Every record below should be written out exactly; pictures stay out.

_Materials provided_
## start

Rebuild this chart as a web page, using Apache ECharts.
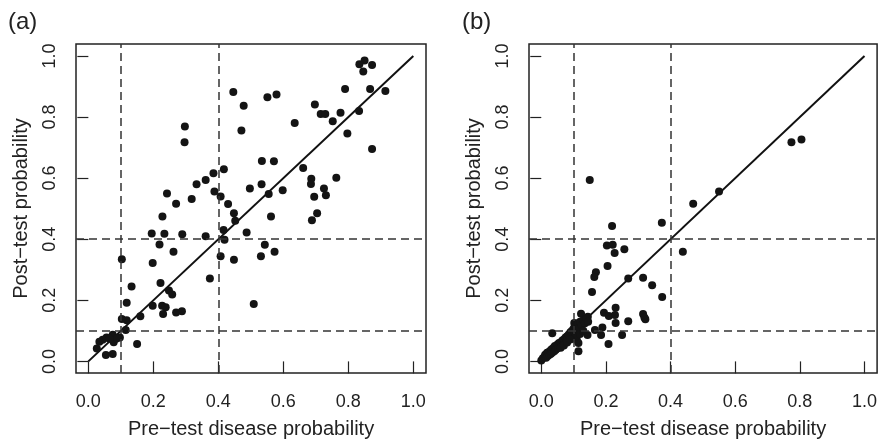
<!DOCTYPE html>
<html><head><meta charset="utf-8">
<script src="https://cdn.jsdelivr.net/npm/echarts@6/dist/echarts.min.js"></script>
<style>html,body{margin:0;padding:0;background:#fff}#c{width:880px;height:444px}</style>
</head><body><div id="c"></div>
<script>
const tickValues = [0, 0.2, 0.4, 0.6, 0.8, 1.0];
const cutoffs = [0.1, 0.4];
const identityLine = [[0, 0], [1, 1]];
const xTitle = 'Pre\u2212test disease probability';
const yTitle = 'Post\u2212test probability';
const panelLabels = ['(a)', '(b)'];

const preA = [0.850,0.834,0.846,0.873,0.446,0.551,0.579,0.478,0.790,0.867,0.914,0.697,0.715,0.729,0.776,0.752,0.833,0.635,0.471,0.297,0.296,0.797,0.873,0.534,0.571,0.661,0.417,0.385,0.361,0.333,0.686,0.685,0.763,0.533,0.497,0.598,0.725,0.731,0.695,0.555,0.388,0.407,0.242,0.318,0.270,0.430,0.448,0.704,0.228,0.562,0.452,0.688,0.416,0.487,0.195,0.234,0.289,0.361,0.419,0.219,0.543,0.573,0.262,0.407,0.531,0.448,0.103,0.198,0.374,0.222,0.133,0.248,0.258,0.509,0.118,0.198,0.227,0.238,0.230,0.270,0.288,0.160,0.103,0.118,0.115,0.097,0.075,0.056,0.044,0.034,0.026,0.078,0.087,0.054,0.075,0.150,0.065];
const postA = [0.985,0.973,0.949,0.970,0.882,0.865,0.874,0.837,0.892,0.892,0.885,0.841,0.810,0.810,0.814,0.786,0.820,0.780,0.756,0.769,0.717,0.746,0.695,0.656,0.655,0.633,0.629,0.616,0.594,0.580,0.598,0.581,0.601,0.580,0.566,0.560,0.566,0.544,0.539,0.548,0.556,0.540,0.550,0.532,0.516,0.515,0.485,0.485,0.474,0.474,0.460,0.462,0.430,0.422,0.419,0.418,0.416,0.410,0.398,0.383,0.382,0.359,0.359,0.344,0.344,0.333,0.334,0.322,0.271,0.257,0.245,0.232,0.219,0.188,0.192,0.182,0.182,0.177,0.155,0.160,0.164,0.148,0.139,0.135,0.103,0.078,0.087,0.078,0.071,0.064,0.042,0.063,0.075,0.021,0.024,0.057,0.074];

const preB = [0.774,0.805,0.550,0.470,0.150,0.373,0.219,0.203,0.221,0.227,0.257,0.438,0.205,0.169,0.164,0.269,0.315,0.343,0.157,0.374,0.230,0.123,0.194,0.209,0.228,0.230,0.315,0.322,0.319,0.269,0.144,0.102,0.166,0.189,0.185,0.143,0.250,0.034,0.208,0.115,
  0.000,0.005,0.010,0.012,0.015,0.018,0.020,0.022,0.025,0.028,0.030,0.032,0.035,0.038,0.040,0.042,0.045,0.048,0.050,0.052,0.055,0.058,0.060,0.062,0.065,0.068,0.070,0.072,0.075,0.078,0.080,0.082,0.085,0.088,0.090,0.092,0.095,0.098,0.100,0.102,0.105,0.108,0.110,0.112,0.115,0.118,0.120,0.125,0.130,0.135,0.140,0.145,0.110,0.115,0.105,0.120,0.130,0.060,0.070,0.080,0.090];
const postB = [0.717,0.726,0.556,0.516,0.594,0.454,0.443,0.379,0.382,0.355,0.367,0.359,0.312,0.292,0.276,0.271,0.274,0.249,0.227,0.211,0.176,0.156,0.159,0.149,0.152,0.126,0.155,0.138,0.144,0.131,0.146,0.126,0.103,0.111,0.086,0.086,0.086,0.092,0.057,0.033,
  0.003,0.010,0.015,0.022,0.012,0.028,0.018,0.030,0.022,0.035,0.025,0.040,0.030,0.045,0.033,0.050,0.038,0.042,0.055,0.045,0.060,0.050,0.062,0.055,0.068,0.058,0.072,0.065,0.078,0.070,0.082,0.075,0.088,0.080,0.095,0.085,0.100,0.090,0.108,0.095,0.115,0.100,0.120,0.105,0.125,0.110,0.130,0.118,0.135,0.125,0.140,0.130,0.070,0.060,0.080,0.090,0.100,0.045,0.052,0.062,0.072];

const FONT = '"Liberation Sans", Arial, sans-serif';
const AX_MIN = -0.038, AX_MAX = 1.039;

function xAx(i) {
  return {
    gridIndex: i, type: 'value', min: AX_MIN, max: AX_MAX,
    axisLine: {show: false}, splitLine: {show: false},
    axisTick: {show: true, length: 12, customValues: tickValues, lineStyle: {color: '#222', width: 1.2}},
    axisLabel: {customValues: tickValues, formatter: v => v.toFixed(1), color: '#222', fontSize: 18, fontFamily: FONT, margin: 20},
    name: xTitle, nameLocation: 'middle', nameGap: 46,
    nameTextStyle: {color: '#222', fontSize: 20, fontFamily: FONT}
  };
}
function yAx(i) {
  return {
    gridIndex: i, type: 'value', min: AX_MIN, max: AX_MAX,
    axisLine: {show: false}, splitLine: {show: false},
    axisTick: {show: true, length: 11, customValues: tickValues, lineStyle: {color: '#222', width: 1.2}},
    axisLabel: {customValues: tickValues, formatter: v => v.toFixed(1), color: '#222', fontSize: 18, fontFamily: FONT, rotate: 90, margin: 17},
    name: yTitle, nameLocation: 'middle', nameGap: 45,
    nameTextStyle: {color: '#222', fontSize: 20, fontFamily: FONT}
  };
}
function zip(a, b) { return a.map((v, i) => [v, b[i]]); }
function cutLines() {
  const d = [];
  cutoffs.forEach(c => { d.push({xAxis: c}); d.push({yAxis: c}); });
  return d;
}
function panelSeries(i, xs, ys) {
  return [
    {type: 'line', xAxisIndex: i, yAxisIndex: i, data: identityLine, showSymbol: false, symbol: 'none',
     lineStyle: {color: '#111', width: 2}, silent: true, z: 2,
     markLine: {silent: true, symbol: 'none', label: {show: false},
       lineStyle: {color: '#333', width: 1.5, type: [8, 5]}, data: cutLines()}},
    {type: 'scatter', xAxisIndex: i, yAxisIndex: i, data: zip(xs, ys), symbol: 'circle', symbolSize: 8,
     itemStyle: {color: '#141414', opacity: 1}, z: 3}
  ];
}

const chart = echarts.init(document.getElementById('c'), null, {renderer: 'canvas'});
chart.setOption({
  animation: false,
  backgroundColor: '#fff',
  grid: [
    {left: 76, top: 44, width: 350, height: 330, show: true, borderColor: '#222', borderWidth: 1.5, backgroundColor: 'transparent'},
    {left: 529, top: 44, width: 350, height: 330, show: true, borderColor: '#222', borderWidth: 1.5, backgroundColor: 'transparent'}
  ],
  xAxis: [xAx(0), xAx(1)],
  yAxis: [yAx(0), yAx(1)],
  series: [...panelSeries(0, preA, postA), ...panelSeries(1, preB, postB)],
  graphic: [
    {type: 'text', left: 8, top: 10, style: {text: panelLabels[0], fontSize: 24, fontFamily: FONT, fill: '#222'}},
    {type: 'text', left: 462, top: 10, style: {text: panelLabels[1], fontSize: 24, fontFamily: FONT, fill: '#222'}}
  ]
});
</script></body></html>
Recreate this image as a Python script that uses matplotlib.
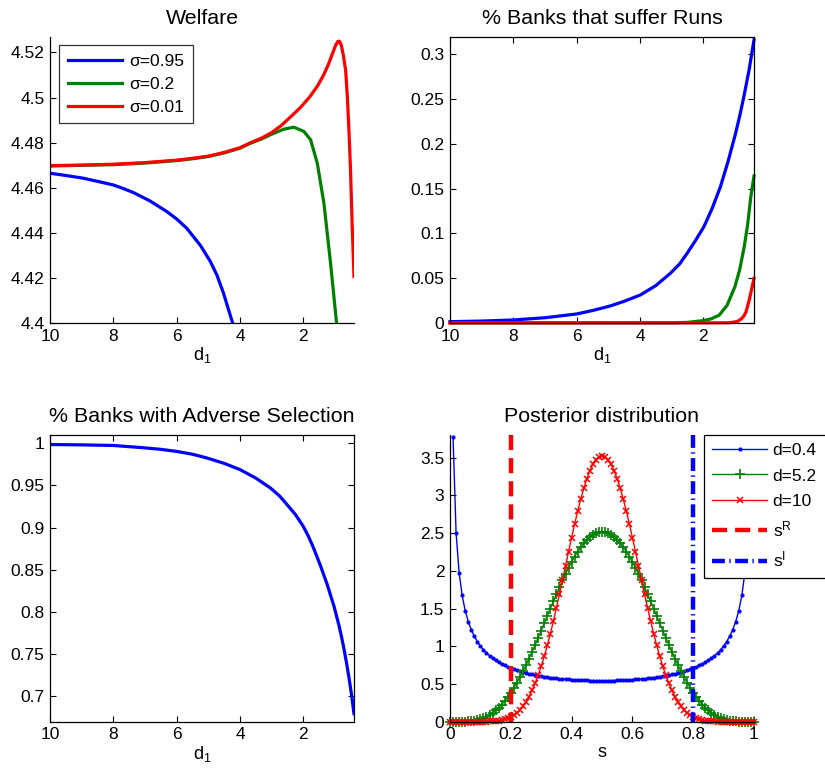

## end

_Response to this exercise_
Rebuild this chart as a web page, using Apache ECharts.
<!DOCTYPE html>
<html><head><meta charset="utf-8">
<script src="https://cdn.jsdelivr.net/npm/echarts@6/dist/echarts.min.js"></script>
<style>html,body{margin:0;padding:0;background:#fff}#c{width:880px;height:444px}</style>
</head><body><div id="c"></div>
<script>
const tickValues = [0, 0.2, 0.4, 0.6, 0.8, 1.0];
const cutoffs = [0.1, 0.4];
const identityLine = [[0, 0], [1, 1]];
const xTitle = 'Pre\u2212test disease probability';
const yTitle = 'Post\u2212test probability';
const panelLabels = ['(a)', '(b)'];

const preA = [0.850,0.834,0.846,0.873,0.446,0.551,0.579,0.478,0.790,0.867,0.914,0.697,0.715,0.729,0.776,0.752,0.833,0.635,0.471,0.297,0.296,0.797,0.873,0.534,0.571,0.661,0.417,0.385,0.361,0.333,0.686,0.685,0.763,0.533,0.497,0.598,0.725,0.731,0.695,0.555,0.388,0.407,0.242,0.318,0.270,0.430,0.448,0.704,0.228,0.562,0.452,0.688,0.416,0.487,0.195,0.234,0.289,0.361,0.419,0.219,0.543,0.573,0.262,0.407,0.531,0.448,0.103,0.198,0.374,0.222,0.133,0.248,0.258,0.509,0.118,0.198,0.227,0.238,0.230,0.270,0.288,0.160,0.103,0.118,0.115,0.097,0.075,0.056,0.044,0.034,0.026,0.078,0.087,0.054,0.075,0.150,0.065];
const postA = [0.985,0.973,0.949,0.970,0.882,0.865,0.874,0.837,0.892,0.892,0.885,0.841,0.810,0.810,0.814,0.786,0.820,0.780,0.756,0.769,0.717,0.746,0.695,0.656,0.655,0.633,0.629,0.616,0.594,0.580,0.598,0.581,0.601,0.580,0.566,0.560,0.566,0.544,0.539,0.548,0.556,0.540,0.550,0.532,0.516,0.515,0.485,0.485,0.474,0.474,0.460,0.462,0.430,0.422,0.419,0.418,0.416,0.410,0.398,0.383,0.382,0.359,0.359,0.344,0.344,0.333,0.334,0.322,0.271,0.257,0.245,0.232,0.219,0.188,0.192,0.182,0.182,0.177,0.155,0.160,0.164,0.148,0.139,0.135,0.103,0.078,0.087,0.078,0.071,0.064,0.042,0.063,0.075,0.021,0.024,0.057,0.074];

const preB = [0.774,0.805,0.550,0.470,0.150,0.373,0.219,0.203,0.221,0.227,0.257,0.438,0.205,0.169,0.164,0.269,0.315,0.343,0.157,0.374,0.230,0.123,0.194,0.209,0.228,0.230,0.315,0.322,0.319,0.269,0.144,0.102,0.166,0.189,0.185,0.143,0.250,0.034,0.208,0.115,
  0.000,0.005,0.010,0.012,0.015,0.018,0.020,0.022,0.025,0.028,0.030,0.032,0.035,0.038,0.040,0.042,0.045,0.048,0.050,0.052,0.055,0.058,0.060,0.062,0.065,0.068,0.070,0.072,0.075,0.078,0.080,0.082,0.085,0.088,0.090,0.092,0.095,0.098,0.100,0.102,0.105,0.108,0.110,0.112,0.115,0.118,0.120,0.125,0.130,0.135,0.140,0.145,0.110,0.115,0.105,0.120,0.130,0.060,0.070,0.080,0.090];
const postB = [0.717,0.726,0.556,0.516,0.594,0.454,0.443,0.379,0.382,0.355,0.367,0.359,0.312,0.292,0.276,0.271,0.274,0.249,0.227,0.211,0.176,0.156,0.159,0.149,0.152,0.126,0.155,0.138,0.144,0.131,0.146,0.126,0.103,0.111,0.086,0.086,0.086,0.092,0.057,0.033,
  0.003,0.010,0.015,0.022,0.012,0.028,0.018,0.030,0.022,0.035,0.025,0.040,0.030,0.045,0.033,0.050,0.038,0.042,0.055,0.045,0.060,0.050,0.062,0.055,0.068,0.058,0.072,0.065,0.078,0.070,0.082,0.075,0.088,0.080,0.095,0.085,0.100,0.090,0.108,0.095,0.115,0.100,0.120,0.105,0.125,0.110,0.130,0.118,0.135,0.125,0.140,0.130,0.070,0.060,0.080,0.090,0.100,0.045,0.052,0.062,0.072];

const FONT = '"Liberation Sans", Arial, sans-serif';
const AX_MIN = -0.038, AX_MAX = 1.039;

function xAx(i) {
  return {
    gridIndex: i, type: 'value', min: AX_MIN, max: AX_MAX,
    axisLine: {show: false}, splitLine: {show: false},
    axisTick: {show: true, length: 12, customValues: tickValues, lineStyle: {color: '#222', width: 1.2}},
    axisLabel: {customValues: tickValues, formatter: v => v.toFixed(1), color: '#222', fontSize: 18, fontFamily: FONT, margin: 20},
    name: xTitle, nameLocation: 'middle', nameGap: 46,
    nameTextStyle: {color: '#222', fontSize: 20, fontFamily: FONT}
  };
}
function yAx(i) {
  return {
    gridIndex: i, type: 'value', min: AX_MIN, max: AX_MAX,
    axisLine: {show: false}, splitLine: {show: false},
    axisTick: {show: true, length: 11, customValues: tickValues, lineStyle: {color: '#222', width: 1.2}},
    axisLabel: {customValues: tickValues, formatter: v => v.toFixed(1), color: '#222', fontSize: 18, fontFamily: FONT, rotate: 90, margin: 17},
    name: yTitle, nameLocation: 'middle', nameGap: 45,
    nameTextStyle: {color: '#222', fontSize: 20, fontFamily: FONT}
  };
}
function zip(a, b) { return a.map((v, i) => [v, b[i]]); }
function cutLines() {
  const d = [];
  cutoffs.forEach(c => { d.push({xAxis: c}); d.push({yAxis: c}); });
  return d;
}
function panelSeries(i, xs, ys) {
  return [
    {type: 'line', xAxisIndex: i, yAxisIndex: i, data: identityLine, showSymbol: false, symbol: 'none',
     lineStyle: {color: '#111', width: 2}, silent: true, z: 2,
     markLine: {silent: true, symbol: 'none', label: {show: false},
       lineStyle: {color: '#333', width: 1.5, type: [8, 5]}, data: cutLines()}},
    {type: 'scatter', xAxisIndex: i, yAxisIndex: i, data: zip(xs, ys), symbol: 'circle', symbolSize: 8,
     itemStyle: {color: '#141414', opacity: 1}, z: 3}
  ];
}

const chart = echarts.init(document.getElementById('c'), null, {renderer: 'canvas'});
chart.setOption({
  animation: false,
  backgroundColor: '#fff',
  grid: [
    {left: 76, top: 44, width: 350, height: 330, show: true, borderColor: '#222', borderWidth: 1.5, backgroundColor: 'transparent'},
    {left: 529, top: 44, width: 350, height: 330, show: true, borderColor: '#222', borderWidth: 1.5, backgroundColor: 'transparent'}
  ],
  xAxis: [xAx(0), xAx(1)],
  yAxis: [yAx(0), yAx(1)],
  series: [...panelSeries(0, preA, postA), ...panelSeries(1, preB, postB)],
  graphic: [
    {type: 'text', left: 8, top: 10, style: {text: panelLabels[0], fontSize: 24, fontFamily: FONT, fill: '#222'}},
    {type: 'text', left: 462, top: 10, style: {text: panelLabels[1], fontSize: 24, fontFamily: FONT, fill: '#222'}}
  ]
});
</script></body></html>
Recreate this image as a Python script that uses matplotlib.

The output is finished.